In a 2021 article for the American Journal of Sociology, Daniel Hirschman asks a pointed question: “Why did economists and other social scientists know so much about other forms of income inequality – median incomes, race and gender gaps, returns to a college degree – but so little about top incomes?” So much so that most failed to register the accumulation of wealth by the top 1 per cent.
Hirschman blames what he calls knowledge infrastructures formulated in the mid 20th century. But the failing is not just technical. It is also about the social and political set-up of academic research. For any ambitious scholar with a CV to fill, the poor and working stiffs are more accessible and numerous than the rich. The poor also come in handy for winning competitive research grants. Public funding bodies inevitably reflect government priorities, and ministers have long been obsessed with the poor – in the sense of their being a political burden to be minimised.
To be fair, some good research on wealthy elites has been carried out by urban geographers and sociologists. One popular subject is spatial analysis of wealth in mega-rich cities like London. There’s also a growing body of research around super-rich lifestyles, from migration patterns to fashion and transport preferences. Or for a more psychological approach, there is Boston College’s 2011 survey, funded by the Gates Foundation, into how America’s wealthy think and live (the respondents were a surprisingly dissatisfied bunch).

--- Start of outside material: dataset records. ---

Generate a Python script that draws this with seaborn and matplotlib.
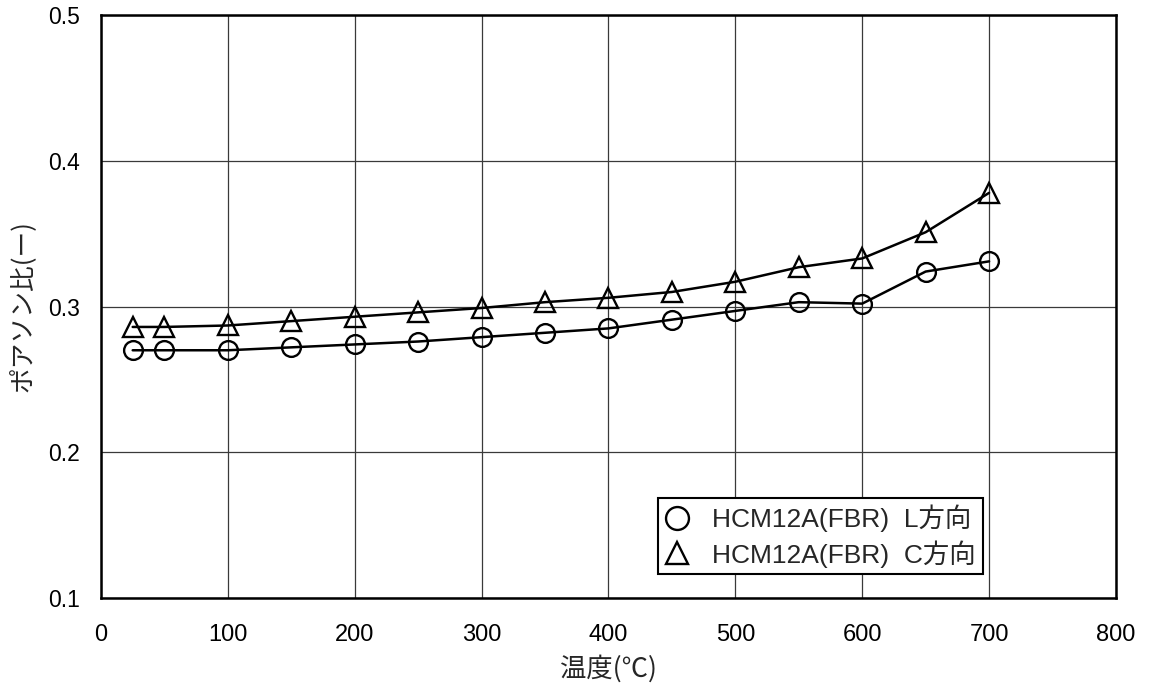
import matplotlib
matplotlib.use("Agg")
import matplotlib.pyplot as plt
from matplotlib.lines import Line2D
import seaborn as sns

# Temperature (°C) and Poisson's ratio for HCM12A (FBR), L and C directions
temps = [25, 50, 100, 150, 200, 250, 300, 350, 400, 450, 500, 550, 600, 650, 700]
poisson_L = [0.270, 0.270, 0.270, 0.272, 0.274, 0.276, 0.279, 0.282, 0.285,
             0.291, 0.297, 0.303, 0.302, 0.324, 0.331]
poisson_C = [0.286, 0.286, 0.287, 0.290, 0.293, 0.296, 0.299, 0.303, 0.306,
             0.310, 0.317, 0.327, 0.333, 0.351, 0.378]
series_labels = ["HCM12A(FBR)  L方向", "HCM12A(FBR)  C方向"]
x_ticks = [0, 100, 200, 300, 400, 500, 600, 700, 800]
y_ticks = [0.1, 0.2, 0.3, 0.4, 0.5]

sns.set_style("white")
plt.rcParams["font.family"] = ["Noto Sans CJK JP", "DejaVu Sans"]
latin_cjk = ["Liberation Sans", "Noto Sans CJK JP"]

fig = plt.figure(figsize=(11.5, 6.87), dpi=100)
ax = fig.add_axes([0.0878, 0.1295, 0.8826, 0.8486])

line_kw = dict(color="black", linewidth=1.8, markerfacecolor="none",
               markeredgecolor="black", markeredgewidth=1.7)
sns.lineplot(x=temps, y=poisson_L, ax=ax, marker="o", markersize=13.5,
             legend=False, **line_kw)
sns.lineplot(x=temps, y=poisson_C, ax=ax, marker="^", markersize=15,
             legend=False, **line_kw)

ax.set_xlim(0, 800)
ax.set_ylim(0.1, 0.5)
ax.set_xticks(x_ticks)
ax.set_yticks(y_ticks)
ax.set_xticklabels([str(v) for v in x_ticks], family="Liberation Sans", fontsize=17)
ax.set_yticklabels([f"{v:.1f}" for v in y_ticks], family="Liberation Sans", fontsize=16.5)
ax.tick_params(axis="both", length=0, colors="black")
ax.tick_params(axis="x", pad=19)
ax.tick_params(axis="y", pad=15)

ax.grid(True, color="#3a3a3a", linewidth=0.9)
ax.set_axisbelow(True)
for side, spine in ax.spines.items():
    spine.set_visible(True)
    spine.set_color("black")
    spine.set_linewidth(1.8)

ax.set_xlabel("温度(℃)", fontsize=19, labelpad=6)
ax.set_ylabel("ポアソン比(ー)", fontsize=18.5, labelpad=9)

handles = [
    Line2D([], [], linestyle="none", marker="o", markersize=16.5,
           markerfacecolor="none", markeredgecolor="black", markeredgewidth=1.7),
    Line2D([], [], linestyle="none", marker="^", markersize=16.5,
           markerfacecolor="none", markeredgecolor="black", markeredgewidth=1.7),
]
leg = ax.legend(handles, series_labels, loc="lower left",
                bbox_to_anchor=(0.549, 0.041), borderaxespad=0,
                prop={"family": latin_cjk, "size": 19},
                frameon=True, fancybox=False, framealpha=1,
                edgecolor="black", handlelength=0.9, handletextpad=0.9,
                borderpad=0.25, labelspacing=0.3)
leg.get_frame().set_linewidth(1.5)

fig.savefig("out.png", dpi=100, facecolor="white")
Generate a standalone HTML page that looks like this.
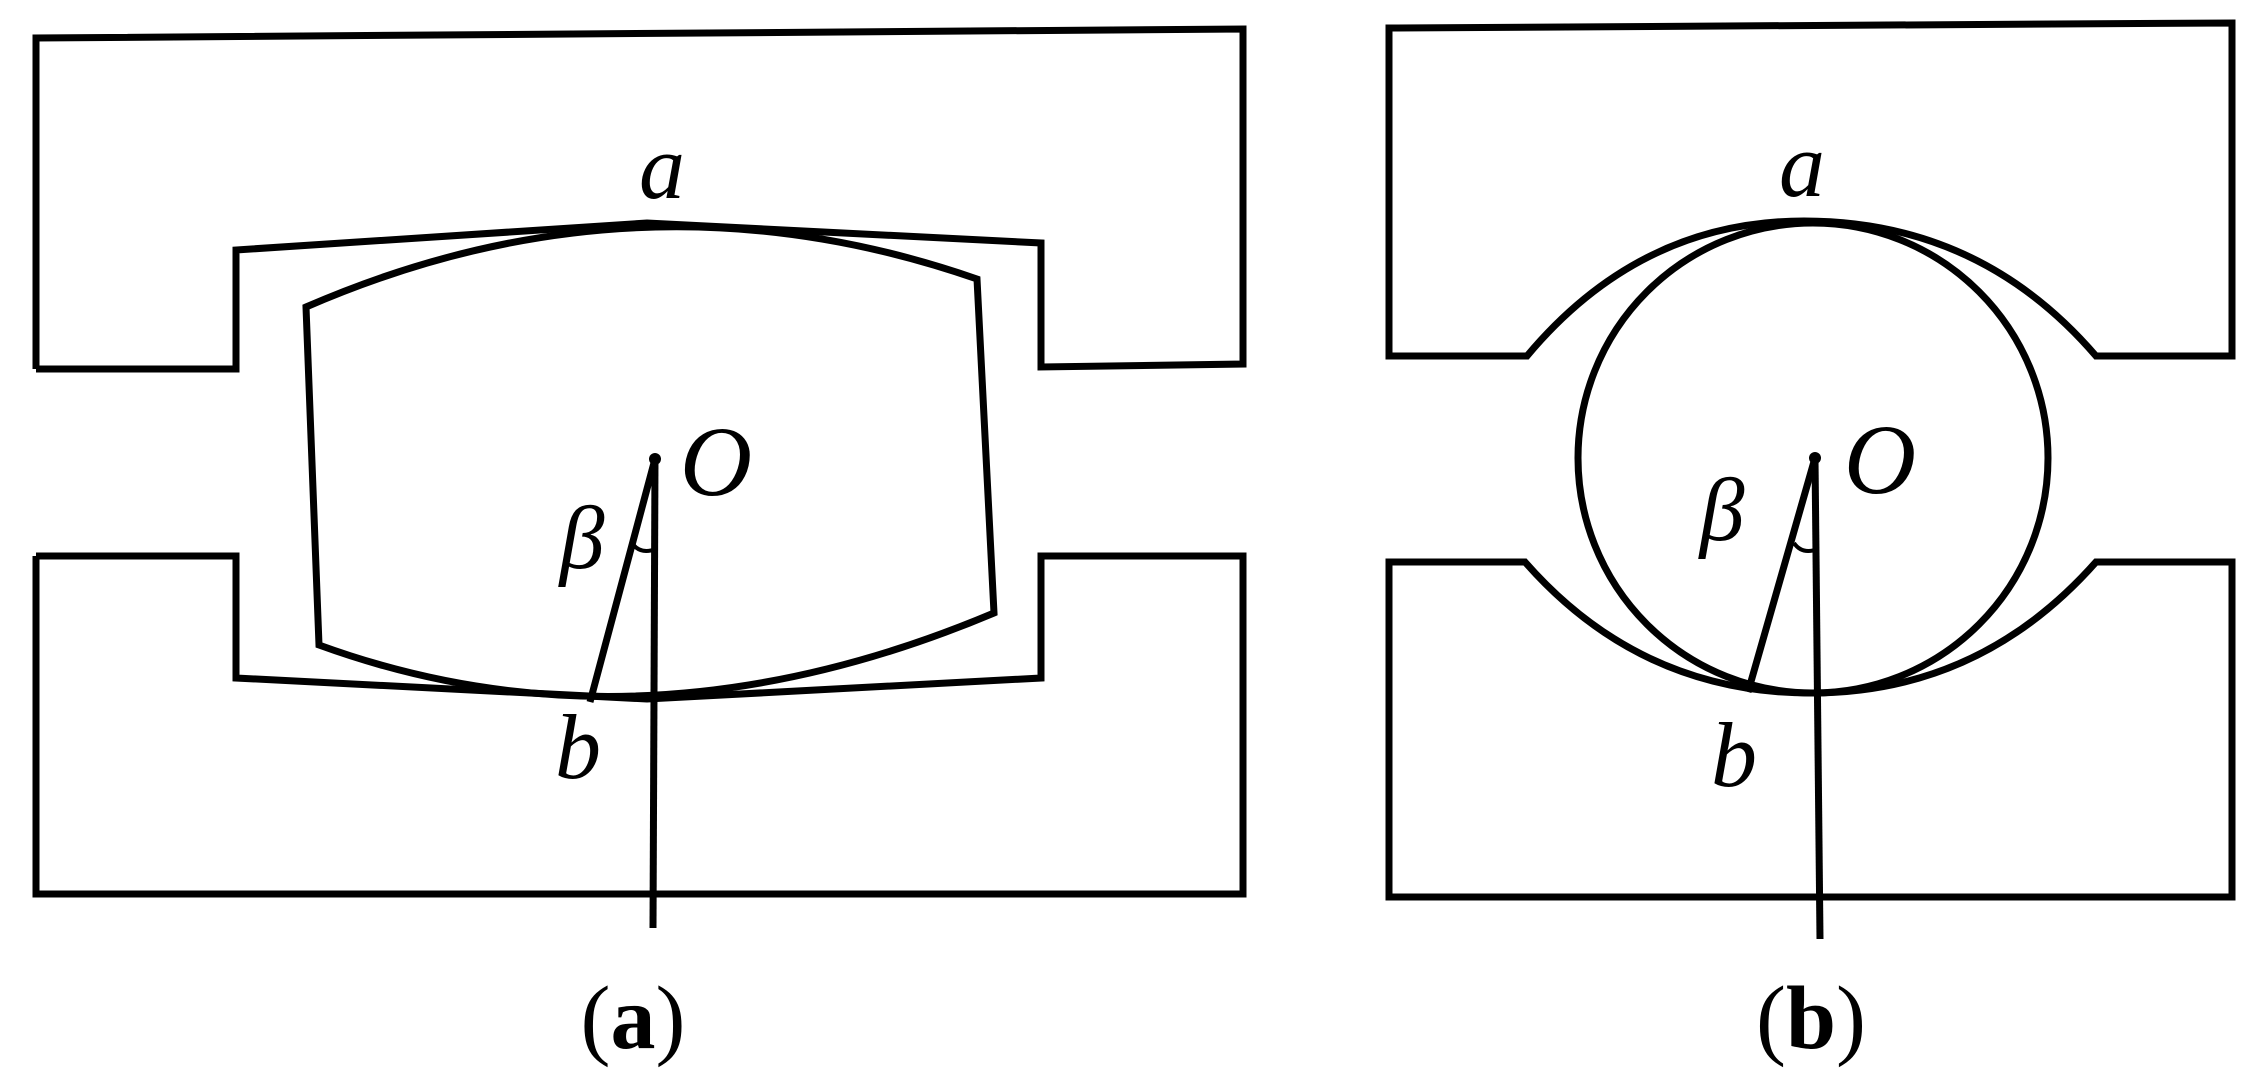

Few though they are, these studies of wealth offer the beginnings of social science that really matters, prising open the lavish subterranea of the nomadic super-rich. But some scholars in this field argue that even the small amount of research that gets done tends only to gaze at the appearances rather than mine the reality. For instance, the authors of a 2017 study of elite real estate in Hong Kong argue that wealth researchers should not just ask “Who are the super-rich?” and “What do they do?” but also “What made the super-rich and why?”
One researcher to have done this with stunning results is the French economist Thomas Piketty. In his groundbreaking book, Capital in the 21st Century, which is celebrating its tenth anniversary this year, Piketty not only established overwhelming historical evidence for the growing concentration of wealth but, crucially, also demonstrated the re-emergence of patrimonial capitalism: that is, capitalism driven by inherited wealth. In such a scenario, Piketty says, “the past devours the future”.
According to the Nobel prizewinning economist Paul Krugman, Piketty singlehandedly revolutionised economics. And only four years after Capital was published, a group of leading economists and social scientists published After Piketty: a book of essays exploring how his project could be taken forward.
One way is with better data. The Financial Times, for instance, said that some of Piketty’s numbers “appear simply to be constructed out of thin air”. And although Piketty stands by his conclusions, he acknowledges that the data he relied on (some of it plucked from The Sunday Times Rich List and the Forbes Annual World’s Billionaires List) is far from exhaustive or without limitations. That, for him, is part of the problem: governments and statistical agencies are unable to keep up with the globalisation of capital, making it easy to hide super-wealth from scrutiny in tax havens.
But this only makes it even more important for researchers to try harder to follow the money. Failure to do so may still result in mildly interesting and sometimes even socially relevant research that gets you a promotion in academia – but it would have Detective Freamon thinking about confiscating your badge.
Michael Marinetto is a reader in management at Cardiff University.